= PROBLEM TO WORK ON =
Starting at the first line of the listing below, repeat each line exactly until the line containing "ax.set_axisbelow(True)", which you include. Leave out pictures.
........
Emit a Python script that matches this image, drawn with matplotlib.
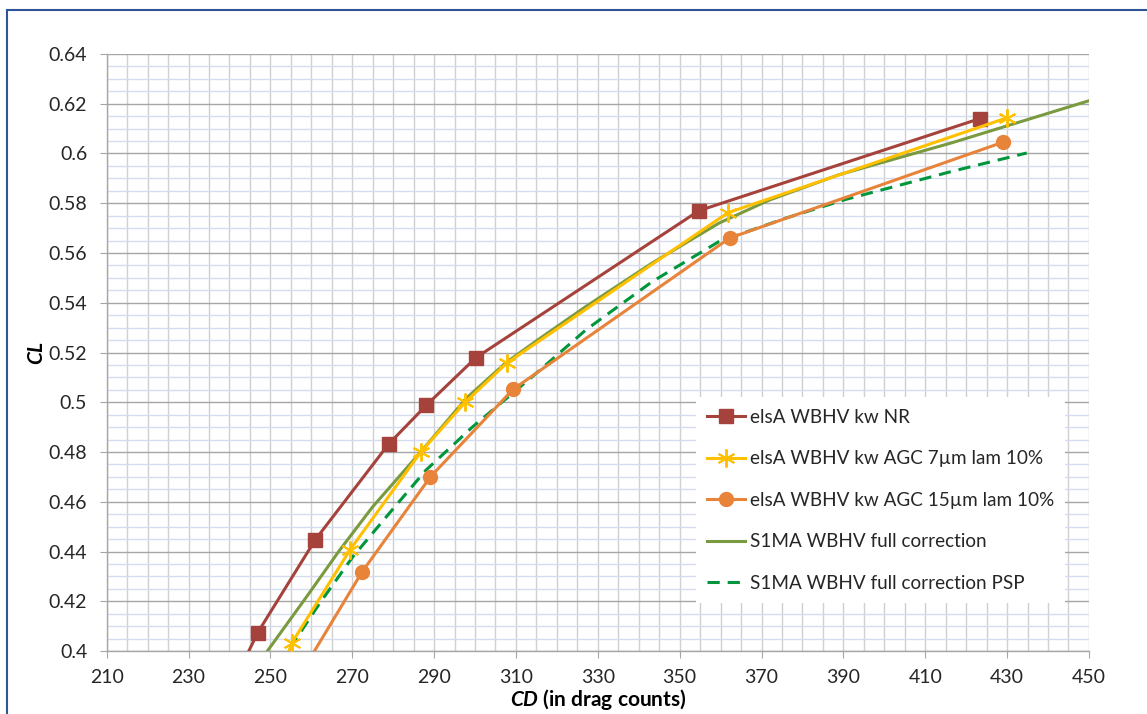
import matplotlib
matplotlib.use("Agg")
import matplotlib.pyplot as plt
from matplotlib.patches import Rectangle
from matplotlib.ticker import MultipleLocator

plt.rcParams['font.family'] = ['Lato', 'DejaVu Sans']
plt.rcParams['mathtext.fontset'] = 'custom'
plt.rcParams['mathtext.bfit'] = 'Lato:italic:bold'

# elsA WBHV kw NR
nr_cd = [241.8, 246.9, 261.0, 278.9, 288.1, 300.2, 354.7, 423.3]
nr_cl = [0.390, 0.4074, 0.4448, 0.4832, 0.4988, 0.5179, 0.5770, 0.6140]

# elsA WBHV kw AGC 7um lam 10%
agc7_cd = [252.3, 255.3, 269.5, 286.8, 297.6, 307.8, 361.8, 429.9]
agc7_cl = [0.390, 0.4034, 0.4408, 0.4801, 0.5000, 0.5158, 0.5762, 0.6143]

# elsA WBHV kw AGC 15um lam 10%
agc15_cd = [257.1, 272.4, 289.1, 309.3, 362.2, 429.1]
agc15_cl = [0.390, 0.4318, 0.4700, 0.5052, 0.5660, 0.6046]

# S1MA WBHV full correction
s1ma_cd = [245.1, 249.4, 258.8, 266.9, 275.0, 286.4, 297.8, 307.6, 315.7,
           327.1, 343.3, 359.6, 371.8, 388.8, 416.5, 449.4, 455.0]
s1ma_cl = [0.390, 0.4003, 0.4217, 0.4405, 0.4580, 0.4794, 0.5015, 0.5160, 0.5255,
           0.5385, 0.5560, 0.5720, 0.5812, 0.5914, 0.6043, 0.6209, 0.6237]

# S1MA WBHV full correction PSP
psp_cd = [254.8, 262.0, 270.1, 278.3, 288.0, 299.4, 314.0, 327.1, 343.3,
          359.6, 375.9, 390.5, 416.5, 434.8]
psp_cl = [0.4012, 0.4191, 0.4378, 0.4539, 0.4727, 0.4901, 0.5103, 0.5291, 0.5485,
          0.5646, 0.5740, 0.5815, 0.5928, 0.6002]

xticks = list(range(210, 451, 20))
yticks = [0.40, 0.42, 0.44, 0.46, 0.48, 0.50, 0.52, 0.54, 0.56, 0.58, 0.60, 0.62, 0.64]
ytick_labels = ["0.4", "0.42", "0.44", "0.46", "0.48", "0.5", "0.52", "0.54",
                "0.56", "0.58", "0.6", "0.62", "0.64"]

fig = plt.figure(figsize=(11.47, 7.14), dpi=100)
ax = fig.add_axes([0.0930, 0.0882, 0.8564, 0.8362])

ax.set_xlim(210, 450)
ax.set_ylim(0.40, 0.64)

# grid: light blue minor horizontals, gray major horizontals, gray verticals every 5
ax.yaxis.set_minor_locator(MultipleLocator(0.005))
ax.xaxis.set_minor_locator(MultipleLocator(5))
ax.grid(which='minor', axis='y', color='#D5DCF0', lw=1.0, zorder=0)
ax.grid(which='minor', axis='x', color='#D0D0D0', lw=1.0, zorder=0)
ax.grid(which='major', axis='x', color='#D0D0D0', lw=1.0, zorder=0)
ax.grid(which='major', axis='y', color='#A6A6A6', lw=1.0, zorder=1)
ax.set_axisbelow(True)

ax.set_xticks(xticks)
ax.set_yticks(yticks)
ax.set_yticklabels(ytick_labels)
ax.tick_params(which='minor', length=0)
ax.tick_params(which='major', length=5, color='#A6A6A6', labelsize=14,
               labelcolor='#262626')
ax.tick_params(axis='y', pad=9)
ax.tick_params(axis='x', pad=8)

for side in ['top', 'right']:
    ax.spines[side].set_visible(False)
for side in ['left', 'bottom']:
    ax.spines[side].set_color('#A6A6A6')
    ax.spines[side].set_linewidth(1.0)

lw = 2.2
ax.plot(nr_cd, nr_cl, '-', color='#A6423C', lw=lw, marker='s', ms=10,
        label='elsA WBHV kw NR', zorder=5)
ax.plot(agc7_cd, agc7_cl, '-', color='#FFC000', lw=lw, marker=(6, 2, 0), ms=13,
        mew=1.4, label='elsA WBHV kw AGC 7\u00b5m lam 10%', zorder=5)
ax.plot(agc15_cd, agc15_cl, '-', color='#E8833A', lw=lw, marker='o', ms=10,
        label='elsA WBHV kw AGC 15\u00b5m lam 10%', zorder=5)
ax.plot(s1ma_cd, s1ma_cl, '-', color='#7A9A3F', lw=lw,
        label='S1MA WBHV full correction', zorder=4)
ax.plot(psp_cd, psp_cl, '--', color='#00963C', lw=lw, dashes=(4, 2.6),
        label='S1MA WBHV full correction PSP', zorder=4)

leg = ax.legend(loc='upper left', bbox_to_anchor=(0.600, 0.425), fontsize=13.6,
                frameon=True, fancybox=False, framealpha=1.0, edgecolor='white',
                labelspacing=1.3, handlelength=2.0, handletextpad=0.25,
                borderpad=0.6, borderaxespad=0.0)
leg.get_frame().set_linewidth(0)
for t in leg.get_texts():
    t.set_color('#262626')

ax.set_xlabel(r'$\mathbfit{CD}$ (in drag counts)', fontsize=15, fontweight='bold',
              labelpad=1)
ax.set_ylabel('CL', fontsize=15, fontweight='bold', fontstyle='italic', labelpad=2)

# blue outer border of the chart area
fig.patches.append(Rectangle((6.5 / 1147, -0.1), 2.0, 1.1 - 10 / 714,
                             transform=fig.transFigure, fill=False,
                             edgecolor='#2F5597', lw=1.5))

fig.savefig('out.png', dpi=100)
........
= EXERCISE RESPONSE =
Emit a Python script that matches this image, drawn with matplotlib.
import matplotlib
matplotlib.use("Agg")
import matplotlib.pyplot as plt
from matplotlib.patches import Rectangle
from matplotlib.ticker import MultipleLocator

plt.rcParams['font.family'] = ['Lato', 'DejaVu Sans']
plt.rcParams['mathtext.fontset'] = 'custom'
plt.rcParams['mathtext.bfit'] = 'Lato:italic:bold'

# elsA WBHV kw NR
nr_cd = [241.8, 246.9, 261.0, 278.9, 288.1, 300.2, 354.7, 423.3]
nr_cl = [0.390, 0.4074, 0.4448, 0.4832, 0.4988, 0.5179, 0.5770, 0.6140]

# elsA WBHV kw AGC 7um lam 10%
agc7_cd = [252.3, 255.3, 269.5, 286.8, 297.6, 307.8, 361.8, 429.9]
agc7_cl = [0.390, 0.4034, 0.4408, 0.4801, 0.5000, 0.5158, 0.5762, 0.6143]

# elsA WBHV kw AGC 15um lam 10%
agc15_cd = [257.1, 272.4, 289.1, 309.3, 362.2, 429.1]
agc15_cl = [0.390, 0.4318, 0.4700, 0.5052, 0.5660, 0.6046]

# S1MA WBHV full correction
s1ma_cd = [245.1, 249.4, 258.8, 266.9, 275.0, 286.4, 297.8, 307.6, 315.7,
           327.1, 343.3, 359.6, 371.8, 388.8, 416.5, 449.4, 455.0]
s1ma_cl = [0.390, 0.4003, 0.4217, 0.4405, 0.4580, 0.4794, 0.5015, 0.5160, 0.5255,
           0.5385, 0.5560, 0.5720, 0.5812, 0.5914, 0.6043, 0.6209, 0.6237]

# S1MA WBHV full correction PSP
psp_cd = [254.8, 262.0, 270.1, 278.3, 288.0, 299.4, 314.0, 327.1, 343.3,
          359.6, 375.9, 390.5, 416.5, 434.8]
psp_cl = [0.4012, 0.4191, 0.4378, 0.4539, 0.4727, 0.4901, 0.5103, 0.5291, 0.5485,
          0.5646, 0.5740, 0.5815, 0.5928, 0.6002]

xticks = list(range(210, 451, 20))
yticks = [0.40, 0.42, 0.44, 0.46, 0.48, 0.50, 0.52, 0.54, 0.56, 0.58, 0.60, 0.62, 0.64]
ytick_labels = ["0.4", "0.42", "0.44", "0.46", "0.48", "0.5", "0.52", "0.54",
                "0.56", "0.58", "0.6", "0.62", "0.64"]

fig = plt.figure(figsize=(11.47, 7.14), dpi=100)
ax = fig.add_axes([0.0930, 0.0882, 0.8564, 0.8362])

ax.set_xlim(210, 450)
ax.set_ylim(0.40, 0.64)

# grid: light blue minor horizontals, gray major horizontals, gray verticals every 5
ax.yaxis.set_minor_locator(MultipleLocator(0.005))
ax.xaxis.set_minor_locator(MultipleLocator(5))
ax.grid(which='minor', axis='y', color='#D5DCF0', lw=1.0, zorder=0)
ax.grid(which='minor', axis='x', color='#D0D0D0', lw=1.0, zorder=0)
ax.grid(which='major', axis='x', color='#D0D0D0', lw=1.0, zorder=0)
ax.grid(which='major', axis='y', color='#A6A6A6', lw=1.0, zorder=1)
ax.set_axisbelow(True)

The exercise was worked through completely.